Looking at apps was helpful to get a sense of how people can use technology to collect information and interact and engage with a community, and also gave me a better understanding of the relationships that can exist within the interfaces. What would normally be a very spatial interaction (give and take) in the physical world, becomes nothing but a network link (input and output) in the virtual world. Yet, it is a connection all the same and will eventually have an impact on what does happen in the physical world.

Studying Chora’s work was beneficial because the office, similar to my own ideas, tackles regional issues through a method of game play. They first collect a database in a framed area wherein they track processes described in mini scenarios at randomly chosen points or “beansites” in the area as well as map larger processes and flows. Next they establish prototypes that are proposals for new concepts that increase efficiency of the current processes and act as “instruments of new urban form”. After this they create scenario games that test the conditions of the prototypes, and lastly they develop Action Plans that outline the procedure of implementation of the prototypes . Chora’s methodologies were helpful but in my opinion, shallow. The theory sounds comprehensive, but I couldn’t find any real examples of how it was applied and how the nitty gritty details resolved themselves. How does Chora collect their data? What is an example of one of their detailed prototypes? What are the specific rules of their scenario games and how do they program their charettes? Who are the participants and players in these games?
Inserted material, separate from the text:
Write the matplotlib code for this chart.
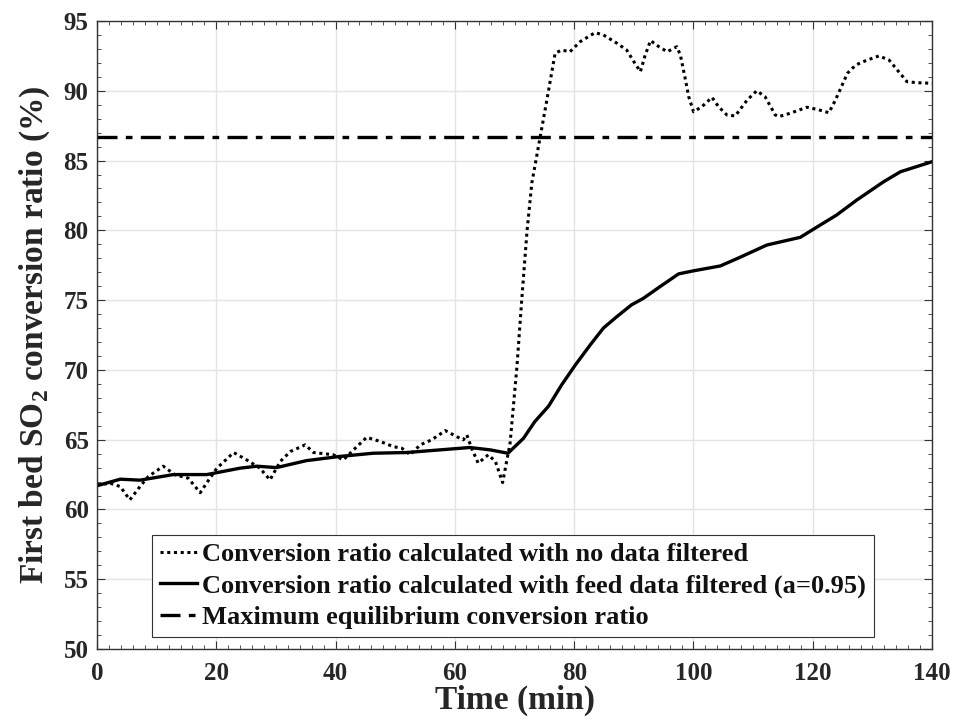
import numpy as np
import matplotlib
matplotlib.use("Agg")
import matplotlib.pyplot as plt
from matplotlib.ticker import MultipleLocator

plt.rcParams['font.family'] = 'Liberation Serif'
plt.rcParams['font.weight'] = 'bold'
plt.rcParams['mathtext.fontset'] = 'custom'
plt.rcParams['mathtext.rm'] = 'Liberation Serif:bold'
plt.rcParams['mathtext.bf'] = 'Liberation Serif:bold'

# conversion ratio, no filtering
t_raw = [0, 2.2, 3.9, 5.5, 7.2, 8.6, 11.1, 13.1, 15.3, 17.3, 18.7, 20.1, 22.9, 25.1,
         27.3, 29.0, 30.7, 32.4, 34.9, 36.3, 39.6, 41.3, 43.0, 45.2, 47.5, 49.7, 51.1,
         52.5, 54.2, 56.1, 58.4, 60.3, 61.4, 62.0, 62.8, 63.9, 65.6, 66.8, 68.0, 69.25,
         70.4, 71.2, 72.1, 72.9, 74.3, 75.4, 76.8, 77.9, 79.3, 81.0, 83.5, 84.9, 87.2,
         88.8, 90.0, 91.1, 91.9, 92.8, 94.2, 95.6, 97.2, 97.8, 98.6, 99.2, 100.0, 101.4,
         103.1, 104.2, 105.6, 107.0, 109.0, 110.6, 112.0, 113.7, 114.3, 116.2, 119.0,
         120.7, 122.7, 123.8, 125.8, 127.2, 129.1, 131.1, 132.8, 134.4, 135.8, 137.5, 140]
conv_raw = [61.76, 61.88, 61.64, 60.69, 61.64, 62.36, 63.1, 62.48, 62.24, 61.2, 62.1,
            62.96, 64.08, 63.55, 62.96, 62.12, 63.43, 64.15, 64.63, 64.08, 63.92, 63.55,
            64.27, 65.17, 64.87, 64.5, 64.39, 63.92, 64.63, 64.99, 65.65, 65.22, 64.99,
            65.34, 64.39, 63.32, 63.92, 63.43, 61.93, 64.75, 70.24, 75.0, 80.0, 83.4,
            86.7, 89.3, 92.69, 92.92, 92.8, 93.52, 94.17, 94.0, 93.4, 92.92, 92.09, 91.37,
            92.56, 93.6, 93.16, 92.8, 93.16, 92.56, 90.9, 89.58, 88.5, 88.86, 89.53,
            88.86, 88.27, 88.2, 89.34, 90.0, 89.58, 88.27, 88.15, 88.39, 88.82, 88.67,
            88.43, 89.34, 91.25, 91.85, 92.2, 92.5, 92.2, 91.37, 90.65, 90.58, 90.54]

# conversion ratio with feed data filtered (a=0.95)
t_filt = [0, 3.9, 7.2, 12.8, 18.4, 24.0, 26.8, 30.1, 35.1, 40.7, 46.3, 51.9, 57.5, 62.5,
          65.9, 68.9, 71.5, 73.4, 75.7, 77.9, 80.2, 82.7, 84.9, 87.1, 89.6, 91.6, 94.4,
          97.5, 100.0, 104.5, 107.8, 112.3, 117.9, 120.1, 124.0, 127.4, 131.9, 134.7, 140]
conv_filt = [61.7, 62.17, 62.1, 62.5, 62.5, 62.96, 63.1, 63.0, 63.5, 63.8, 64.03, 64.08,
             64.27, 64.44, 64.27, 64.03, 65.1, 66.3, 67.4, 68.93, 70.36, 71.8, 73.0,
             73.8, 74.66, 75.13, 75.97, 76.88, 77.1, 77.45, 78.07, 78.95, 79.5, 80.08,
             81.1, 82.18, 83.49, 84.2, 84.92]

max_eq = 86.7

fig = plt.figure(figsize=(9.55, 7.25), dpi=100)
ax = fig.add_axes([0.1016, 0.1048, 0.8744, 0.8662])

ax.plot(t_raw, conv_raw, color='black', linestyle=(0, (1, 1.2)), linewidth=2.2,
        label='Conversion ratio calculated with no data filtered')
ax.plot(t_filt, conv_filt, color='black', linestyle='-', linewidth=2.4,
        label='Conversion ratio calculated with feed data filtered (a=0.95)')
ax.plot([0, 140], [max_eq, max_eq], color='black', linestyle=(0, (6, 2.5, 2, 2.5)),
        linewidth=2.4, label='Maximum equilibrium conversion ratio')

ax.set_xlim(0, 140)
ax.set_ylim(50, 95)
ax.xaxis.set_major_locator(MultipleLocator(20))
ax.xaxis.set_minor_locator(MultipleLocator(2))
ax.yaxis.set_major_locator(MultipleLocator(5))
ax.yaxis.set_minor_locator(MultipleLocator(1))
ax.grid(True, which='major', color='#e3e3e3', linewidth=1)
ax.set_axisbelow(True)
ax.tick_params(which='both', direction='in', top=True, right=True, labelsize=18,
               color='#333333', labelcolor='#262626')
ax.tick_params(axis='x', which='major', pad=9)
ax.tick_params(axis='y', which='major', pad=6)
ax.tick_params(which='major', length=6)
ax.tick_params(which='minor', length=3)
for s in ax.spines.values():
    s.set_color('#333333')
    s.set_linewidth(1)

ax.set_xlabel('Time (min)', fontsize=24, fontweight='bold', labelpad=0,
              color='#262626')
ax.set_ylabel('First bed SO$_2$ conversion ratio (%)', fontsize=24,
              fontweight='bold', labelpad=8, color='#262626')

leg = ax.legend(loc='lower left', bbox_to_anchor=(0.066, 0.019), borderaxespad=0,
                fontsize=19, handlelength=1.4, handletextpad=0.2, labelspacing=0.3,
                borderpad=0.3, fancybox=False, framealpha=1, edgecolor='#333333')
leg.get_frame().set_linewidth(0.8)
for txt in leg.get_texts():
    txt.set_color('#111111')

fig.savefig('out.png', dpi=100)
These are all questions that I haven’t yet found answers to.

What Chora’s methodologies did help me with was how I could pull apart the different processes of a city into different layers in order to better understand how different “players” could influence and engage with each one if each were perhaps a layer in a larger interface or game board that was Beni and perhaps even the region. In this way I was able to apply the analysis that I made of each of these precedents and apply it to the development of my own ideas.